◆ DATASET EXCERPT:
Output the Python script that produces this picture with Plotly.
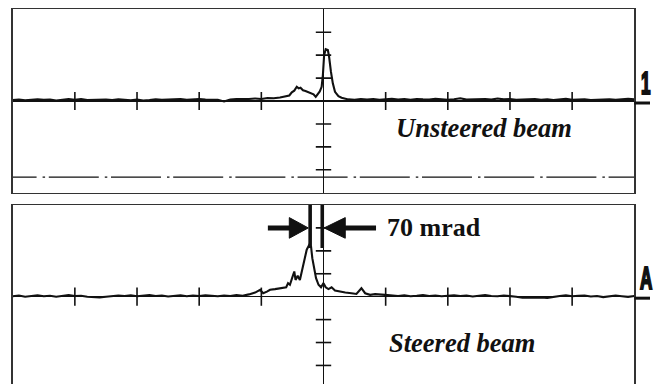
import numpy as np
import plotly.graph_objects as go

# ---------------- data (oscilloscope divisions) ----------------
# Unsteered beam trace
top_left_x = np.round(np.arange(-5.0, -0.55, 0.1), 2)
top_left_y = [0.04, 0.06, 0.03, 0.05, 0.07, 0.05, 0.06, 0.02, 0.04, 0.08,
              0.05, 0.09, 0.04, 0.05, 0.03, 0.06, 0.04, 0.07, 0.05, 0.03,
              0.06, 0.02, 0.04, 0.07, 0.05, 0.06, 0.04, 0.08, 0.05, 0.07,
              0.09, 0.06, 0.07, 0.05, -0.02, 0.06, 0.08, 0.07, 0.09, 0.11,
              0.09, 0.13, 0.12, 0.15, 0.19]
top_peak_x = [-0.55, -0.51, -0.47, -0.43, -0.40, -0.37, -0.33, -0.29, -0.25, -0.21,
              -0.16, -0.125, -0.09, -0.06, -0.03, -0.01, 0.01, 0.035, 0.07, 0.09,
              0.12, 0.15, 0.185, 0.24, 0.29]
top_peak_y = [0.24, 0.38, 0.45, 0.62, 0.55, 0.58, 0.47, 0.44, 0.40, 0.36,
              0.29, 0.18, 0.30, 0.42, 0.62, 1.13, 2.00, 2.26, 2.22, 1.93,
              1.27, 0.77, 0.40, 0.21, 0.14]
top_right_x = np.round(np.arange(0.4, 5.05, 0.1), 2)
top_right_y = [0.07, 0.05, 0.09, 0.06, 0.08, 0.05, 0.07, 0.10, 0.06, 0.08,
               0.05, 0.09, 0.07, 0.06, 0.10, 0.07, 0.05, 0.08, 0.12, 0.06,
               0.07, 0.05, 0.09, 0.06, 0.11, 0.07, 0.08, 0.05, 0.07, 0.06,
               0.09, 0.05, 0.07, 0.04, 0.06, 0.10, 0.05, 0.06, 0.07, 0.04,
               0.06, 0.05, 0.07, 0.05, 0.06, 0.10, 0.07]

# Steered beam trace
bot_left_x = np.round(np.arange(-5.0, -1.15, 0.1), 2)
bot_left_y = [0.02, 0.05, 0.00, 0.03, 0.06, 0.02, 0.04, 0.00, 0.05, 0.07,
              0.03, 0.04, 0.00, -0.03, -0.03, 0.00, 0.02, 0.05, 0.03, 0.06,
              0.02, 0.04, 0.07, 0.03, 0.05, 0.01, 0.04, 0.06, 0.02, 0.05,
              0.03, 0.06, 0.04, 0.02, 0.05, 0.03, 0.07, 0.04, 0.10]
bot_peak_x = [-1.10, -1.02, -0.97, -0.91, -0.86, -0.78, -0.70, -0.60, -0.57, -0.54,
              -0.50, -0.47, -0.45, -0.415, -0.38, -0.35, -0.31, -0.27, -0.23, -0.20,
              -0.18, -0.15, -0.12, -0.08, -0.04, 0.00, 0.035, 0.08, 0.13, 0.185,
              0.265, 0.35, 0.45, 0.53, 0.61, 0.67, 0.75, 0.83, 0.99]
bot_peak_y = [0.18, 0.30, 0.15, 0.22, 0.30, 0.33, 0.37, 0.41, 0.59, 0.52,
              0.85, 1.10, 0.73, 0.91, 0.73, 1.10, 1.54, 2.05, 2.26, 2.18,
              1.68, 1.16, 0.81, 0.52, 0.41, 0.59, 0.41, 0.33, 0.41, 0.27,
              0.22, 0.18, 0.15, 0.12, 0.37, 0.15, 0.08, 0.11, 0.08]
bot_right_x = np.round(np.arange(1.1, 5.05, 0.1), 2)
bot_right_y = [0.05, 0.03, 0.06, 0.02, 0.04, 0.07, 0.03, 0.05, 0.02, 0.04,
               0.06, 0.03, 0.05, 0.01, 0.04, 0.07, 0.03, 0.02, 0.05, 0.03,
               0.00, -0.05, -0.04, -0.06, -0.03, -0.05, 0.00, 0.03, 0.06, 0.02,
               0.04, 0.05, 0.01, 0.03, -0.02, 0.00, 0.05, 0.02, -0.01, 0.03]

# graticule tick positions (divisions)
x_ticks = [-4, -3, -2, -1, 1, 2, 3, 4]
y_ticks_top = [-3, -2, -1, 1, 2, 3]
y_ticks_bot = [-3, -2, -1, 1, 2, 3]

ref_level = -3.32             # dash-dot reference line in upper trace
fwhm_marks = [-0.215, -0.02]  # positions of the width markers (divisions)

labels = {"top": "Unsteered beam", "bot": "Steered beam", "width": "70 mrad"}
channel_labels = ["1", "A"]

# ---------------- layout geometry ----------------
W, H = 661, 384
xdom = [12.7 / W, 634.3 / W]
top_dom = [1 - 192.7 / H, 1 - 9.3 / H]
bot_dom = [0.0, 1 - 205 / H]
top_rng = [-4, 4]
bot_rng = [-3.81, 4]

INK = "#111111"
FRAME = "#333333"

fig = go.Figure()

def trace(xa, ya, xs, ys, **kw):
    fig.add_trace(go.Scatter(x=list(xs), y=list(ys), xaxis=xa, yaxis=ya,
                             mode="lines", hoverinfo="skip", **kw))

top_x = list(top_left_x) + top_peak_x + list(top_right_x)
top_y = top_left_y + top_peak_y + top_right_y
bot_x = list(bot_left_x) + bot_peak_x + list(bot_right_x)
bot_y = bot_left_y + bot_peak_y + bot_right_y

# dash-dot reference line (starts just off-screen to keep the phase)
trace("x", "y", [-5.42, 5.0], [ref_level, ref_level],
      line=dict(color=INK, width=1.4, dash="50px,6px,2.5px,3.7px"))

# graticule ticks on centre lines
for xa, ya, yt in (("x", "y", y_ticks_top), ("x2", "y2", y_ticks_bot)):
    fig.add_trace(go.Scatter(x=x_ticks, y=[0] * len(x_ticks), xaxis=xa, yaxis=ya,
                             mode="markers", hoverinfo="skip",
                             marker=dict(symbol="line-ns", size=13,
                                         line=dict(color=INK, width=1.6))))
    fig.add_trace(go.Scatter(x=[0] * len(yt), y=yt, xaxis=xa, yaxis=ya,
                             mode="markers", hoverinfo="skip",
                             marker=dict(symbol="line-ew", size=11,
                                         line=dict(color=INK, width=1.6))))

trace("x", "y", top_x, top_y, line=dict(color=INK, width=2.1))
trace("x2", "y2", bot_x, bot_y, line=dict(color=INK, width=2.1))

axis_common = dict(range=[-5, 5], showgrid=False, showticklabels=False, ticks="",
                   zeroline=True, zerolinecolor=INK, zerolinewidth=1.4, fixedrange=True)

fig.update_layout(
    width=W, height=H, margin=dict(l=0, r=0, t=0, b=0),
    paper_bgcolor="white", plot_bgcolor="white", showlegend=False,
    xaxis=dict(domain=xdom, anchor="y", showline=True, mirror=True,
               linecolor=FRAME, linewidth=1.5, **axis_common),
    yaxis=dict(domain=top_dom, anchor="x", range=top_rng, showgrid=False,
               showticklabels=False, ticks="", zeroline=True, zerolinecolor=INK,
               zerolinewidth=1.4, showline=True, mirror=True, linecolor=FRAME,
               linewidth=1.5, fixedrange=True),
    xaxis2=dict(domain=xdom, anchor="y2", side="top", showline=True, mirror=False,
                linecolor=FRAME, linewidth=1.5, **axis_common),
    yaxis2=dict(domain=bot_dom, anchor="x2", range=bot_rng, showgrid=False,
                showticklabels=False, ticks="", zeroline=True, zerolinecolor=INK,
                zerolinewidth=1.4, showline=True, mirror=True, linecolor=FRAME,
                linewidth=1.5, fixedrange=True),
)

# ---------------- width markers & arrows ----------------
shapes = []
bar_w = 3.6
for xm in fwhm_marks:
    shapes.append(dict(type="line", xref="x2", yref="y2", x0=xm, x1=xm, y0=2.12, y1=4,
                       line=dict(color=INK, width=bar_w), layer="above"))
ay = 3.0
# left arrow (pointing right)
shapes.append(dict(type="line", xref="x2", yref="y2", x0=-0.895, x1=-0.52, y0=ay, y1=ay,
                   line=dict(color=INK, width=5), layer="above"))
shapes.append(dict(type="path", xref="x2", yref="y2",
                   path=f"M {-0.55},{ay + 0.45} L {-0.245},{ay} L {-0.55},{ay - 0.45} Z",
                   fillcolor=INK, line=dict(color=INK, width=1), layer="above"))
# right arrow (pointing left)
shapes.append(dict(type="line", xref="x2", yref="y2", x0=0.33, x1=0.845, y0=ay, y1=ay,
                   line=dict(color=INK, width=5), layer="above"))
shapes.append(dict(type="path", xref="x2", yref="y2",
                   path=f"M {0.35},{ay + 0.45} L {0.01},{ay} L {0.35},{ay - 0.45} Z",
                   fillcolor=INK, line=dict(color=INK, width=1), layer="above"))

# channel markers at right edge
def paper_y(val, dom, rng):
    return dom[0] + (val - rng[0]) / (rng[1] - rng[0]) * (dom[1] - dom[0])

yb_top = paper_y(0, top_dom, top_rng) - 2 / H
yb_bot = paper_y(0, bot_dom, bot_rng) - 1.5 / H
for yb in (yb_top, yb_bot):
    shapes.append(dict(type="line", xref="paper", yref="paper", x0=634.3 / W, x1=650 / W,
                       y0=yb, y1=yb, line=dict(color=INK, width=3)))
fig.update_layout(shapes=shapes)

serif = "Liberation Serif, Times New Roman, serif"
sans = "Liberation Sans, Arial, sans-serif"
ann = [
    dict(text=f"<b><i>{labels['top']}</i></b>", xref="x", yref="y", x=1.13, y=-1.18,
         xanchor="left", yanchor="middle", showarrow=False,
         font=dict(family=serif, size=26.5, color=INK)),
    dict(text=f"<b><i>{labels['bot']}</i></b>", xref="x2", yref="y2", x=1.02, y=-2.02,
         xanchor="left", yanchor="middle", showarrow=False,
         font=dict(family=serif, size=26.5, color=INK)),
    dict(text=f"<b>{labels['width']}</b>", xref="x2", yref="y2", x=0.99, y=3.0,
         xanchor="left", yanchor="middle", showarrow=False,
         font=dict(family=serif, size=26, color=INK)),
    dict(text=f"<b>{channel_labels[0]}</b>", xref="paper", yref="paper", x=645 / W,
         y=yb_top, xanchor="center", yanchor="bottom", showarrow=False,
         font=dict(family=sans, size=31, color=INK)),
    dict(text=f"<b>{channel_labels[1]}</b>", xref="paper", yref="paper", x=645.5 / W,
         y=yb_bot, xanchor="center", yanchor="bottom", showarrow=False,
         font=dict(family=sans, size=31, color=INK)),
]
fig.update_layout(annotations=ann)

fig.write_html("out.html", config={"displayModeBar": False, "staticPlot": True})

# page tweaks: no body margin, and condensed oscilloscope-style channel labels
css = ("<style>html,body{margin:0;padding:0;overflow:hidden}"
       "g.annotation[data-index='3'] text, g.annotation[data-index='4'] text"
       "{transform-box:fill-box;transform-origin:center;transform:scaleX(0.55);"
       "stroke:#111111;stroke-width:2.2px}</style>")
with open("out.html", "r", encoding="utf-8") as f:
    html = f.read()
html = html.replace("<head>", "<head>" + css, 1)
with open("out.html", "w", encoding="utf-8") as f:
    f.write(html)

◆ JOB:
Pictures stay out. Print the data exactly, from its first line through the line containing "import plotly.graph_objects as go".

◆ OUTPUT FOR THIS TASK:
Output the Python script that produces this picture with Plotly.
import numpy as np
import plotly.graph_objects as go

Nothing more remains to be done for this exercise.